The Open State Foundation started Politwoops in the Netherlands in 2010, and its collection of deleted tweets proved a frequent source of embarrassment for politicians, as well as a useful tool for journalists.
But the foundation said it was informed on Friday night by Twitter that access was being shut off to Politwoops in the 30 countries in which it operates, following the blocking of Politwoops’ US operation in May.
It said Twitter was also blocking Diplotwoops, which screens deleted messages by diplomats and embassies worldwide.
The Open State Foundation said it was told that Twitter had decided to suspend access “following thoughtful internal deliberation and close consideration of a number of factors that doesn’t distinguish between users”.
“No one user is more deserving of that ability (to delete tweets) than another.

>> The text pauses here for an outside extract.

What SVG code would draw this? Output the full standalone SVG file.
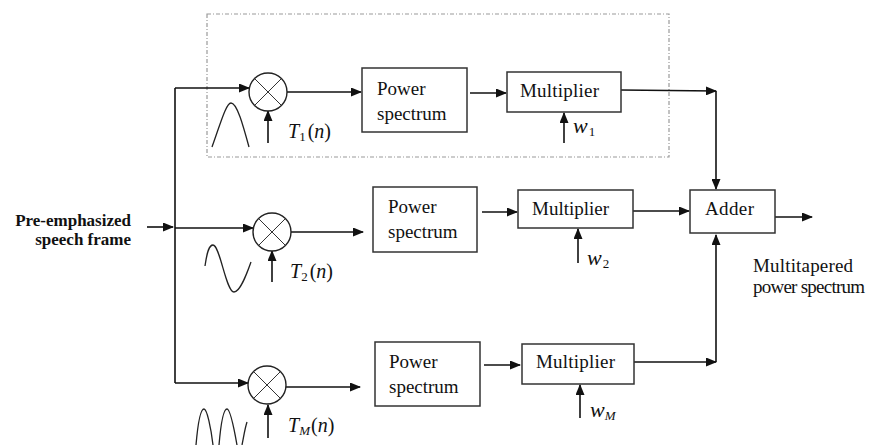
<svg xmlns="http://www.w3.org/2000/svg" width="876" height="445" viewBox="0 0 876 445">
<defs>
<marker id="ah" markerUnits="userSpaceOnUse" markerWidth="11" markerHeight="9" refX="10" refY="4.5" orient="auto">
<path d="M0,0 L11,4.5 L0,9 z" fill="#111"/>
</marker>
<style>
.box{fill:#fff;stroke:#333;stroke-width:1.5}
.ln{fill:none;stroke:#111;stroke-width:1.6}
.arr{fill:none;stroke:#111;stroke-width:1.6;marker-end:url(#ah)}
.circ{fill:#fff;stroke:#222;stroke-width:1.4}
.x{stroke:#333;stroke-width:1}
.t{font-family:"Liberation Serif",serif;font-size:19px;fill:#111}
.tb{font-family:"Liberation Serif",serif;font-size:17px;font-weight:bold;fill:#111}
.m{font-family:"Liberation Serif",serif;font-size:20px;fill:#111}
.i{font-style:italic}
.wave{fill:none;stroke:#222;stroke-width:1.3}
</style>
</defs>
<rect width="876" height="445" fill="#fff"/>

<rect id="group-box" x="207" y="14" width="462" height="143" fill="none" stroke="#9a9a9a" stroke-width="1.2" stroke-dasharray="4 2 1 2"/>

<g id="connectors">
<path class="arr" d="M147,227 L173,227"/>
<path class="ln" d="M175,88 L175,383" stroke="#444"/>
<path class="arr" d="M175,88 L249,88"/>
<path class="arr" d="M287,92 L361,92"/>
<path class="arr" d="M268,143 L268,111"/>
<path class="arr" d="M470,93 L506,93"/>
<path class="arr" d="M564,143 L564,113"/>
<path class="arr" d="M621,90 L716,91"/>
<path class="arr" d="M716,91 L716,189"/>
<path class="arr" d="M175,228 L253,228"/>
<path class="arr" d="M291,232 L363,232"/>
<path class="arr" d="M272,282 L272,251"/>
<path class="arr" d="M482,212 L517,212"/>
<path class="arr" d="M578,263 L578,229"/>
<path class="arr" d="M633,211 L689,211"/>
<path class="arr" d="M775,217 L812,217"/>
<path class="arr" d="M175,383 L248,383"/>
<path class="arr" d="M286,387 L360,387"/>
<path class="arr" d="M268,438 L268,405"/>
<path class="arr" d="M484,365 L520,365"/>
<path class="arr" d="M580,418 L580,385"/>
<path class="arr" d="M634,362 L716,362"/>
<path class="arr" d="M716,362 L716,235"/>
</g>

<g id="input-label">
<text class="tb" x="131" y="226" text-anchor="end">Pre-emphasized</text>
<text class="tb" x="131" y="245" text-anchor="end">speech frame</text>
</g>

<g id="mult-circle-1">
<circle class="circ" cx="268" cy="92" r="19"/>
<line class="x" x1="254.6" y1="78.6" x2="281.4" y2="105.4"/>
<line class="x" x1="281.4" y1="78.6" x2="254.6" y2="105.4"/>
</g>
<g id="mult-circle-2">
<circle class="circ" cx="272" cy="232" r="19"/>
<line class="x" x1="258.6" y1="218.6" x2="285.4" y2="245.4"/>
<line class="x" x1="285.4" y1="218.6" x2="258.6" y2="245.4"/>
</g>
<g id="mult-circle-M">
<circle class="circ" cx="267" cy="385" r="19"/>
<line class="x" x1="253.6" y1="371.6" x2="280.4" y2="398.4"/>
<line class="x" x1="280.4" y1="371.6" x2="253.6" y2="398.4"/>
</g>

<g id="taper-1">
<path class="wave" d="M212,147 C220,125 226,103 231,103 C237,103 243,125 249,147"/>
<text class="m" x="288" y="138"><tspan class="i">T</tspan><tspan font-size="13" dy="3">1</tspan><tspan dy="-3" dx="2">(</tspan><tspan class="i">n</tspan>)</text>
</g>
<g id="taper-2">
<path class="wave" d="M205,266 C207,252 209,245 213,245 C220,245 226,292 234,292 C240,292 246,276 251,262"/>
<text class="m" x="290" y="278"><tspan class="i">T</tspan><tspan font-size="13" dy="3">2</tspan><tspan dy="-3" dx="2">(</tspan><tspan class="i">n</tspan>)</text>
</g>
<g id="taper-M">
<path class="wave" stroke="#888" stroke-width="1.1" d="M196,445 C198,422 201,409 204,409 C207,409 211,428 213,445 M219,445 C221,422 224,409 227,409 C230,409 234,428 237,445 M242,445 C244,435 245,428 247,422"/>
<text class="m" x="288" y="432"><tspan class="i">T</tspan><tspan class="i" font-size="13" dy="3">M</tspan><tspan dy="-3" dx="1">(</tspan><tspan class="i">n</tspan>)</text>
</g>

<g id="power-spectrum-1">
<rect class="box" x="362" y="68" width="105" height="64"/>
<text class="t" x="377" y="95">Power</text>
<text class="t" x="377" y="120">spectrum</text>
</g>
<g id="power-spectrum-2">
<rect class="box" x="373" y="187" width="104" height="65"/>
<text class="t" x="388" y="213">Power</text>
<text class="t" x="388" y="238">spectrum</text>
</g>
<g id="power-spectrum-M">
<rect class="box" x="375" y="342" width="105" height="64"/>
<text class="t" x="389" y="368">Power</text>
<text class="t" x="389" y="393">spectrum</text>
</g>

<g id="multiplier-1">
<rect class="box" x="507" y="72" width="114" height="40"/>
<text class="t" x="520" y="97" textLength="79">Multiplier</text>
<text class="m" x="573" y="133"><tspan class="i" font-size="22">w</tspan><tspan font-size="13" dy="3" dx="1">1</tspan></text>
</g>
<g id="multiplier-2">
<rect class="box" x="518" y="190" width="115" height="38"/>
<text class="t" x="532" y="215" textLength="77">Multiplier</text>
<text class="m" x="587" y="265"><tspan class="i" font-size="22">w</tspan><tspan font-size="13" dy="3" dx="1">2</tspan></text>
</g>
<g id="multiplier-M">
<rect class="box" x="522" y="344" width="112" height="40"/>
<text class="t" x="536" y="368" textLength="79">Multiplier</text>
<text class="m" x="590" y="417"><tspan class="i" font-size="22">w</tspan><tspan class="i" font-size="13" dy="3">M</tspan></text>
</g>

<g id="adder">
<rect class="box" x="690" y="190" width="85" height="43"/>
<text class="t" x="705" y="215" textLength="49">Adder</text>
</g>

<g id="output-label">
<text class="t" x="753" y="272" textLength="100">Multitapered</text>
<text class="t" x="753" y="293" textLength="112">power spectrum</text>
</g>
</svg>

Indeed, deleting a tweet is an expression of the user’s voice,” Twitter told the foundation.
Since being formed at a so-called hackathon five years ago, Politwoops spread to 30 countries from Egypt to the Vatican, as well as the European Parliament.
It started operating in the US in 2012 thanks to the Sunlight Foundation, which fights for transparency in politics.
In a statement to AFP, Twitter said that “the ability to delete one’s tweets — for whatever reason — has been a long-standing feature of Twitter for all users”.
Twitter policy says that those who have access to its APIs (application programme interfaces), as Politwoops did, must delete content “that Twitter reports as deleted or expired”.
“From time to time, we come upon apps or solutions that violate that policy. Recently we identified several services that used the feature we built to allow for the deletion of tweets to instead archive and highlight them,” Twitter said.
“We subsequently informed these services of their noncompliance and suspended their access to our APIs.”
Open State Foundation director Arjan El Fassed insisted comments made by politicians on Twitter should remain in the public domain.
“What elected politicians publicly say is a matter of public record. Even when tweets are deleted, it’s part of parliamentary history,” he said.
“What politicians say in public should be available to anyone,” El Fassed added.
“This is not about typos but it is a unique insight on how messages from elected politicians can change without notice.”
A check on the Politwoops website on Monday showed no activity for the past two days.